Observing the given function yields that $y\ne0$, hence $y=0$ is the asymptote to the given curve. Thus, the volume of the solid formed by revolving the given curve about $x-axis$ is given as $$V=2\pi\int_0^{\infty}(f(x)^2-0)dx$$
Which gives: $2\pi\int_0^\infty\dfrac{a^6}{(a^2+x^2)^2}dx$
Now, this integral is quite tedious and I don't know why the result tends to infinity. The integral takes the form $\dfrac{1}{x^4+2x^2+1}$ for $a=1$, which is transformed into $\dfrac{\frac{1}{x^2}}{x^2+2+\frac{1}{x^2}}=2[\dfrac{1+\frac{1}{x^2}}{x^2+2+\frac{1}{x^2}}-\dfrac{(1-\frac{1}{x^2})}{x^2+2+\frac{1}{x^2}}]$ which can be integrated, but this integral is tending to infinity. Can anyone help ? IS there a simpler way of doing this problem ?
This seems like a trig substitution problem to me, albeit a not-so-straightforward one.
Let $x = a \tan\theta$. Then $dx = a \sec^2\theta\,d\theta$, and $a^2 + x^2 = a^2 \sec^2 \theta$. Since $\theta = \tan^{-1}\left(\frac{x}{a}\right)$, $\theta = 0$ when $x=0$, and $\theta\to\frac{\pi}{2}$ as $x\to\infty$. Therefore \begin{align*} 2\pi \int_0^\infty \frac{a^6}{(a^2 + x^2)^2}\,d\theta &= 2\pi \int_0^{\pi/2} \frac{a^6}{a^4\sec^4\theta}\,a \sec^2\theta \,d\theta\\ &= 2\pi a^3 \int_0^{\pi/2} \cos^2\theta\,d\theta \\ &= \pi a^3 \int_0^{\pi/2}(1+\cos2\theta)\,d\theta \\ &= \pi a^3 \left[\theta + \frac{1}{2}\sin2\theta\right]^{\pi/2}_0 \\ &= \frac{\pi^2 a^3}{2} \end{align*} This agrees with the Wolfram Alpha answer.

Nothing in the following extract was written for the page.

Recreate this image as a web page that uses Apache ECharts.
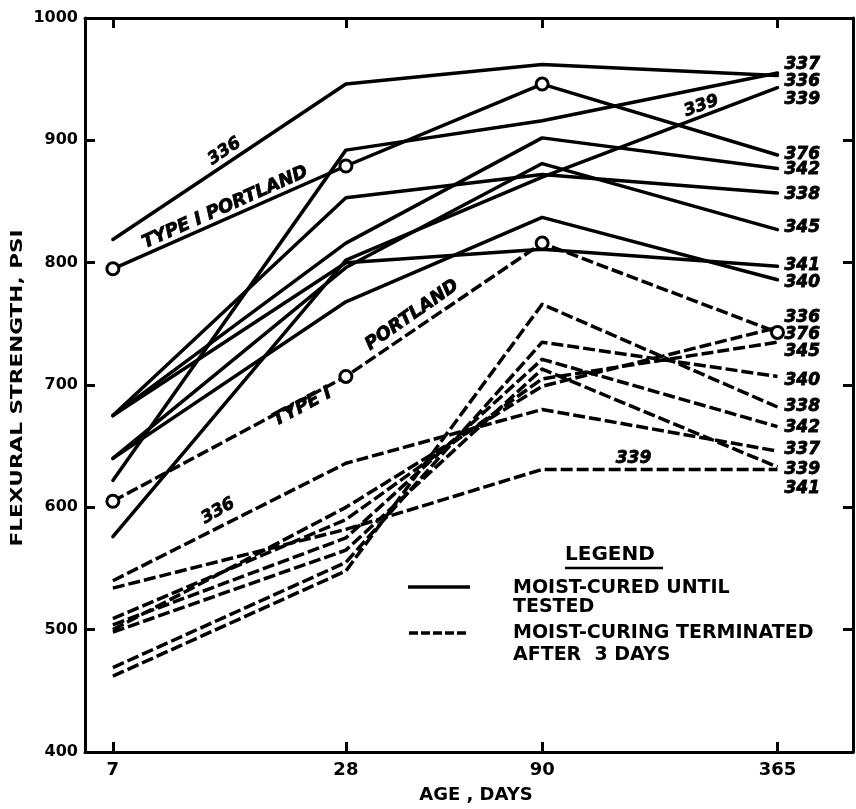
<!DOCTYPE html>
<html>
<head>
<meta charset="utf-8">
<script src="https://cdn.jsdelivr.net/npm/echarts@6/dist/echarts.min.js"></script>
<style>
  html, body { margin: 0; padding: 0; background: #fff; }
  #chart { width: 856px; height: 809px; }
</style>
</head>
<body>
<div id="chart"></div>
<script>
// Test ages (days), plotted on a logarithmic age axis
const ages = [7, 28, 90, 365];
const axisDaysMin = 5.93;
const axisDaysMax = 572;
const strengthTicks = [400, 500, 600, 700, 800, 900, 1000];

// Flexural strength, psi — moist-cured until tested
const cured336 = [819, 946, 962, 953];
const cured376 = [795, 879, 946, 888];
const cured337 = [622, 892, 916, 955];
const cured339 = [576, 802, 870, 943];
const cured342 = [675, 816, 902, 877];
const cured338 = [675, 853, 872, 857];
const cured345 = [640, 796, 881, 827];
const cured341 = [675, 800, 811, 797];
const cured340 = [640, 768, 837, 786];

// Flexural strength, psi — moist-curing terminated after 3 days
const term376 = [605, 707, 816, 743];
const term336 = [500, 600, 699, 747];
const term345 = [509, 590, 705, 735];
const term340 = [469, 555, 735, 707];
const term338 = [462, 548, 766, 682];
const term342 = [504, 575, 721, 666];
const term337 = [540, 636, 680, 646];
const term339 = [534, 582, 631, 631];
const term341 = [498, 565, 713, 633];

// Ages at which the Type I portland curves carry an open circle
const curedCircleAges = [7, 28, 90];
const termCircleAges = [7, 28, 90, 365];

// Cement numbers listed at the 365-day end of each group
const curedEndLabels = ['337', '336', '339', '376', '342', '338', '345', '341', '340'];
const curedEndPsi    = [962, 948, 933, 888, 876, 856, 829, 798, 784];
const termEndLabels  = ['336', '376', '345', '340', '338', '342', '337', '339', '341'];
const termEndPsi     = [755, 741, 727, 704, 682, 665, 647, 631, 615];

// Notes written along the curves: text, age (days), psi, angle (deg)
const noteTexts  = ['336', 'TYPE I PORTLAND', 'TYPE I', 'PORTLAND', '336', '339', '339'];
const noteDays   = [13.6, 13.65, 21.6, 41.5, 13.1, 232, 155];
const notePsi    = [891, 845, 682, 757, 597, 928, 640];
const noteAngles = [34, 24, 28, 35, 30, 20, 0];
const noteSizes  = [17, 18, 18, 18, 17, 17, 17];

const lg = Math.log10;
const INK = '#000';

function curve(name, values, dashed, circleAges) {
  const circles = circleAges && circleAges.length > 0;
  return {
    type: 'line',
    name: name,
    data: ages.map((d, i) => {
      const item = { value: [lg(d), values[i]] };
      if (circles && circleAges.indexOf(d) < 0) item.symbol = 'none';
      return item;
    }),
    symbol: circles ? 'circle' : 'none',
    showSymbol: !!circles,
    symbolSize: 12,
    itemStyle: { color: '#fff', borderColor: INK, borderWidth: 3 },
    lineStyle: {
      color: INK, width: 3.5,
      type: dashed ? [12, 4] : 'solid',
      cap: dashed ? 'butt' : 'round', join: 'round'
    },
    z: circles ? 4 : 3,
    silent: true,
    animation: false
  };
}

const series = [
  curve('336', cured336, false),
  curve('376', cured376, false, curedCircleAges),
  curve('337', cured337, false),
  curve('339', cured339, false),
  curve('342', cured342, false),
  curve('338', cured338, false),
  curve('345', cured345, false),
  curve('341', cured341, false),
  curve('340', cured340, false),
  curve('376 (3 days)', term376, true, termCircleAges),
  curve('336 (3 days)', term336, true),
  curve('345 (3 days)', term345, true),
  curve('340 (3 days)', term340, true),
  curve('338 (3 days)', term338, true),
  curve('342 (3 days)', term342, true),
  curve('337 (3 days)', term337, true),
  curve('339 (3 days)', term339, true),
  curve('341 (3 days)', term341, true)
];

const labelFont = {
  color: INK, opacity: 1, fontFamily: 'DejaVu Sans', fontWeight: 'bold', fontStyle: 'italic',
  textBorderColor: INK, textBorderWidth: 0.8
};

// Cement numbers at the right-hand end
series.push({
  type: 'scatter',
  silent: true,
  animation: false,
  symbolSize: 0.1,
  itemStyle: { color: INK, opacity: 1 },
  data: curedEndLabels.map((t, i) => ({ name: t, value: [lg(365), curedEndPsi[i]] }))
    .concat(termEndLabels.map((t, i) => ({ name: t, value: [lg(365), termEndPsi[i]] }))),
  label: Object.assign({ show: true, position: 'right', distance: 7, fontSize: 17,
    formatter: p => p.name }, labelFont),
  z: 5
});

// Notes along the curves
series.push({
  type: 'scatter',
  silent: true,
  animation: false,
  symbolSize: 0.1,
  itemStyle: { color: INK, opacity: 1 },
  data: noteTexts.map((t, i) => ({
    name: t,
    value: [lg(noteDays[i]), notePsi[i]],
    label: { rotate: noteAngles[i], fontSize: noteSizes[i] }
  })),
  label: Object.assign({ show: true, position: 'inside', formatter: p => p.name }, labelFont),
  z: 5
});

const tickVals = ages.map(lg);
const frameLine = { show: true, onZero: false, lineStyle: { color: INK, width: 3 } };
const tickStyle = { show: true, inside: true, length: 10, lineStyle: { color: INK, width: 3 } };

const option = {
  backgroundColor: '#fff',
  animation: false,
  grid: { left: 85, right: 3, top: 18, bottom: 56, containLabel: false },
  xAxis: [
    {
      type: 'value', position: 'bottom',
      min: lg(axisDaysMin), max: lg(axisDaysMax),
      axisLine: frameLine,
      axisTick: Object.assign({ customValues: tickVals }, tickStyle),
      axisLabel: {
        customValues: tickVals, margin: 9,
        formatter: v => String(Math.round(Math.pow(10, v))),
        color: INK, fontFamily: 'DejaVu Sans', fontWeight: 'bold', fontSize: 18
      },
      splitLine: { show: false },
      name: 'AGE , DAYS', nameLocation: 'middle', nameGap: 34,
      nameTextStyle: { color: INK, fontFamily: 'DejaVu Sans', fontWeight: 'bold', fontSize: 18,
        padding: [0, 0, 0, 14] }
    },
    {
      type: 'value', position: 'top',
      min: lg(axisDaysMin), max: lg(axisDaysMax),
      axisLine: frameLine,
      axisTick: Object.assign({ customValues: tickVals }, tickStyle),
      axisLabel: { show: false },
      splitLine: { show: false }
    }
  ],
  yAxis: [
    {
      type: 'value', position: 'left',
      min: strengthTicks[0], max: strengthTicks[strengthTicks.length - 1], interval: 100,
      axisLine: frameLine,
      axisTick: tickStyle,
      axisLabel: {
        margin: 7, formatter: v => String(v),
        color: INK, fontFamily: 'DejaVu Sans', fontWeight: 'bold', fontSize: 16
      },
      splitLine: { show: false }
    },
    {
      type: 'value', position: 'right',
      min: strengthTicks[0], max: strengthTicks[strengthTicks.length - 1], interval: 100,
      axisLine: frameLine,
      axisTick: tickStyle,
      axisLabel: { show: false },
      splitLine: { show: false }
    }
  ],
  graphic: [
    {
      type: 'text', x: 18, y: 388, rotation: Math.PI / 2, scaleX: 1.35,
      style: { text: 'FLEXURAL STRENGTH, PSI', fill: INK, font: 'bold 16px "DejaVu Sans"',
        align: 'center', verticalAlign: 'middle' }
    },
    // Legend block
    {
      type: 'text', x: 565, y: 555,
      style: { text: 'LEGEND', fill: INK, font: 'bold 20px "DejaVu Sans"', align: 'left', verticalAlign: 'middle' }
    },
    { type: 'line', shape: { x1: 565, y1: 568, x2: 663, y2: 568 }, style: { stroke: INK, lineWidth: 2.5 } },
    { type: 'line', shape: { x1: 408, y1: 587, x2: 470, y2: 587 }, style: { stroke: INK, lineWidth: 3.5 } },
    {
      type: 'text', x: 513, y: 588,
      style: { text: 'MOIST-CURED UNTIL', fill: INK, font: 'bold 19px "DejaVu Sans"', align: 'left', verticalAlign: 'middle' }
    },
    {
      type: 'text', x: 513, y: 607,
      style: { text: 'TESTED', fill: INK, font: 'bold 19px "DejaVu Sans"', align: 'left', verticalAlign: 'middle' }
    },
    { type: 'line', shape: { x1: 409, y1: 633, x2: 469, y2: 633 }, style: { stroke: INK, lineWidth: 3.5, lineDash: [9, 3] } },
    {
      type: 'text', x: 513, y: 633,
      style: { text: 'MOIST-CURING TERMINATED', fill: INK, font: 'bold 19px "DejaVu Sans"', align: 'left', verticalAlign: 'middle' }
    },
    {
      type: 'text', x: 513, y: 655,
      style: { text: 'AFTER  3 DAYS', fill: INK, font: 'bold 19px "DejaVu Sans"', align: 'left', verticalAlign: 'middle' }
    }
  ],
  series: series
};

const chart = echarts.init(document.getElementById('chart'), null, { renderer: 'canvas' });
chart.setOption(option);
</script>
</body>
</html>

I can't quite figure out how you intended to integrate $\int\frac{1 + \frac{1}{x^2}}{x^2 + 2 + \frac{1}{x^2}}\,dx$, but it could be that you were trying to represent a convergent improper integral as the difference of two divergent improper integrals. That leads to trouble, since $\infty - \infty$ is an indeterminate limit form.